It's a bit counterintuitive, but a bad feature in a game is worse than a feature not existing, even if the players have the option of completely ignoring it - psychology isn't so simple that you can treat it this way. People don't want to have to handicap themselves - to anyone who likes being competitive games become kind of pointless once you have to handicap yourself in these ways, but playing it optimally is also so stupid that they just stop playing the game altogether (there are a lot of games I've stopped playing because of a feature that I thought was so stupid but necessary for optimal play). It's like how playing a game with cheats will completely ruin a game, even if you have the option to choose when you use the cheats or not - as soon as you start cheating the game's already pretty much finished.

EDIT: Oh, you responded to my post before - I guess this post is largely irrelevant then since it's covering mostly the same things. I think if you wanted to have an easier way to play through the game that there are better ways to accomplish that though - it would be a lot better for the game if there were just an easy mode for playing the game through rather than have game mechanics that people have to decide for themselves whether they're fair to use or not - an explicit normal or easy difficulty mode would solve this problem in a much better way.

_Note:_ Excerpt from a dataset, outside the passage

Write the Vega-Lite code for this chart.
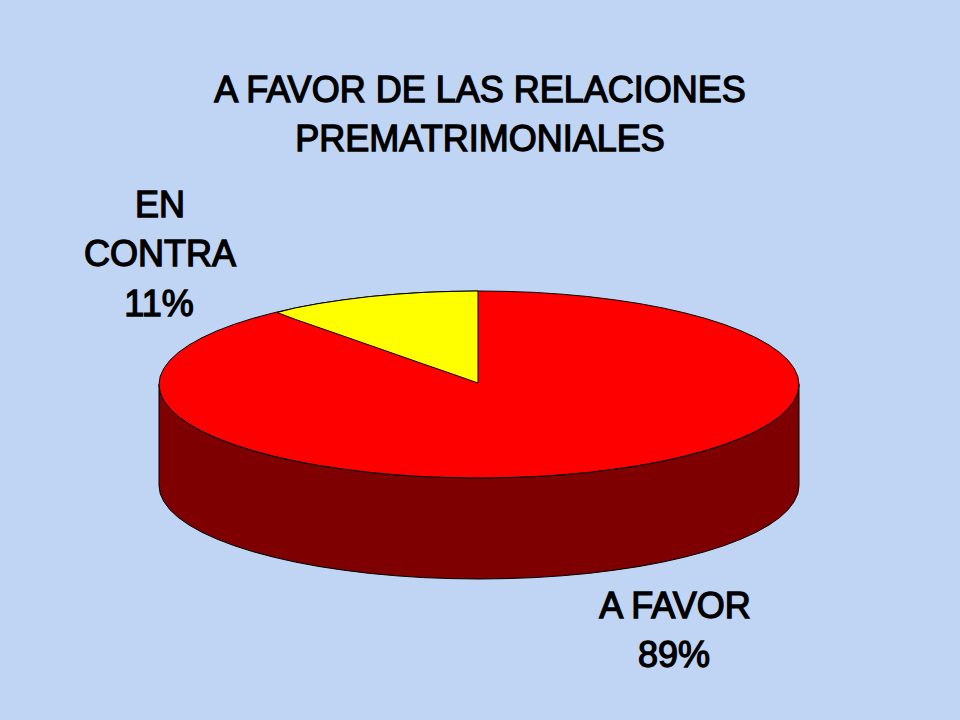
{"$schema":"https://vega.github.io/schema/vega-lite/v6.json","autosize":{"type":"fit","contains":"padding"},"width":960,"height":720,"padding":0,"background":"#C0D4F3","config":{"view":{"stroke":null}},
"datasets":{
"rim":[{"x":159,"top":384.5,"bottom":384.5,"low":485.5},{"x":160.2,"top":376.35,"bottom":392.65,"low":493.65},{"x":163.9,"top":368.3,"bottom":400.7,"low":501.7},{"x":169.9,"top":360.3,"bottom":408.7,"low":509.7},{"x":178.3,"top":352.5,"bottom":416.5,"low":517.5},{"x":189,"top":345,"bottom":424,"low":525},{"x":201.9,"top":337.75,"bottom":431.25,"low":532.25},{"x":216.9,"top":330.9,"bottom":438.1,"low":539.1},{"x":233.9,"top":324.4,"bottom":444.6,"low":545.6},{"x":252.7,"top":318.4,"bottom":450.6,"low":551.6},{"x":273.3,"top":312.9,"bottom":456.1,"low":557.1},{"x":295.4,"top":307.9,"bottom":461.1,"low":562.1},{"x":319,"top":303.5,"bottom":465.5,"low":566.5},{"x":343.8,"top":299.8,"bottom":469.2,"low":570.2},{"x":369.6,"top":296.6,"bottom":472.4,"low":573.4},{"x":396.2,"top":294.2,"bottom":474.8,"low":575.8},{"x":423.4,"top":292.4,"bottom":476.6,"low":577.6},{"x":451.1,"top":291.4,"bottom":477.6,"low":578.6},{"x":479,"top":291,"bottom":478,"low":579},{"x":506.9,"top":291.4,"bottom":477.6,"low":578.6},{"x":534.6,"top":292.4,"bottom":476.6,"low":577.6},{"x":561.8,"top":294.2,"bottom":474.8,"low":575.8},{"x":588.4,"top":296.6,"bottom":472.4,"low":573.4},{"x":614.2,"top":299.8,"bottom":469.2,"low":570.2},{"x":639,"top":303.5,"bottom":465.5,"low":566.5},{"x":662.6,"top":307.9,"bottom":461.1,"low":562.1},{"x":684.7,"top":312.9,"bottom":456.1,"low":557.1},{"x":705.3,"top":318.4,"bottom":450.6,"low":551.6},{"x":724.1,"top":324.4,"bottom":444.6,"low":545.6},{"x":741.1,"top":330.9,"bottom":438.1,"low":539.1},{"x":756.1,"top":337.75,"bottom":431.25,"low":532.25},{"x":769,"top":345,"bottom":424,"low":525},{"x":779.7,"top":352.5,"bottom":416.5,"low":517.5},{"x":788.1,"top":360.3,"bottom":408.7,"low":509.7},{"x":794.1,"top":368.3,"bottom":400.7,"low":501.7},{"x":797.8,"top":376.35,"bottom":392.65,"low":493.65},{"x":799,"top":384.5,"bottom":384.5,"low":485.5}],
"wedge":[{"x":277,"top":312.5,"bottom":312.5},{"x":295.4,"top":307.9,"bottom":319.4},{"x":319,"top":303.5,"bottom":327.6},{"x":343.8,"top":299.8,"bottom":336.2},{"x":369.6,"top":296.6,"bottom":345.2},{"x":396.2,"top":294.2,"bottom":354.5},{"x":423.4,"top":292.4,"bottom":364},{"x":451.1,"top":291.4,"bottom":373.6},{"x":478,"top":291,"bottom":383}],
"labels":[{"x":480,"y":101.5,"t":"A FAVOR DE LAS RELACIONES"},{"x":480,"y":151,"t":"PREMATRIMONIALES"},{"x":160,"y":217,"t":"EN"},{"x":160,"y":266,"t":"CONTRA"},{"x":159,"y":316,"t":"11%"},{"x":675,"y":618,"t":"A FAVOR"},{"x":674,"y":667,"t":"89%"}]
},
"layer":[
{"data":{"name":"rim"},"mark":{"type":"area","color":"#7F0000","stroke":"#000000","strokeWidth":1},"encoding":{"x":{"field":"x","type":"quantitative","scale":{"domain":[0,960],"nice":false,"zero":false},"axis":null},"y":{"field":"bottom","type":"quantitative","scale":{"domain":[720,0],"nice":false,"zero":false},"axis":null},"y2":{"field":"low"}}},
{"data":{"name":"rim"},"mark":{"type":"area","color":"#FF0000","stroke":"#000000","strokeWidth":1},"encoding":{"x":{"field":"x","type":"quantitative","scale":{"domain":[0,960],"nice":false,"zero":false},"axis":null},"y":{"field":"top","type":"quantitative","scale":{"domain":[720,0],"nice":false,"zero":false},"axis":null},"y2":{"field":"bottom"}}},
{"data":{"name":"wedge"},"mark":{"type":"area","color":"#FFFF00","stroke":"#000000","strokeWidth":1},"encoding":{"x":{"field":"x","type":"quantitative","scale":{"domain":[0,960],"nice":false,"zero":false},"axis":null},"y":{"field":"top","type":"quantitative","scale":{"domain":[720,0],"nice":false,"zero":false},"axis":null},"y2":{"field":"bottom"}}},
{"data":{"name":"labels"},"mark":{"type":"text","font":"Liberation Sans","fontSize":36,"fontWeight":"normal","stroke":"#000000","strokeWidth":1.3,"color":"#000000","align":"center","baseline":"alphabetic"},"encoding":{"x":{"field":"x","type":"quantitative","scale":{"domain":[0,960],"nice":false,"zero":false},"axis":null},"y":{"field":"y","type":"quantitative","scale":{"domain":[720,0],"nice":false,"zero":false},"axis":null},"text":{"field":"t","type":"nominal"}}}
]}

I actually understand this comment. This is why I allow a certain amount of lack of options, because it makes the game feel that much more epic. But, at a certain point it becomes too much of that. My point is that making cotton candies weaker is taking it too far. Not just a little. Way too far. I do have a quite ingenious, yet simple idea, however. Make a dialogue from the candy shop clerk saying that the cotton candy making machine is broken. Make it available after a certain point in the game. Certain flags should have to be checked. This even adds to the epically realistic feel of the game I referred to in my previous comment. I'm quite partial to this kind of thing, actually. To take it out of "early" game even I would personally recommend, not argue against. Just to weaken them altogether is stupid. I mean you basically just have revives that add a bit of happiness at that point. It's not worth the trouble. An extra 4500 pokedollars per revive just for a few happiness points is not worth it.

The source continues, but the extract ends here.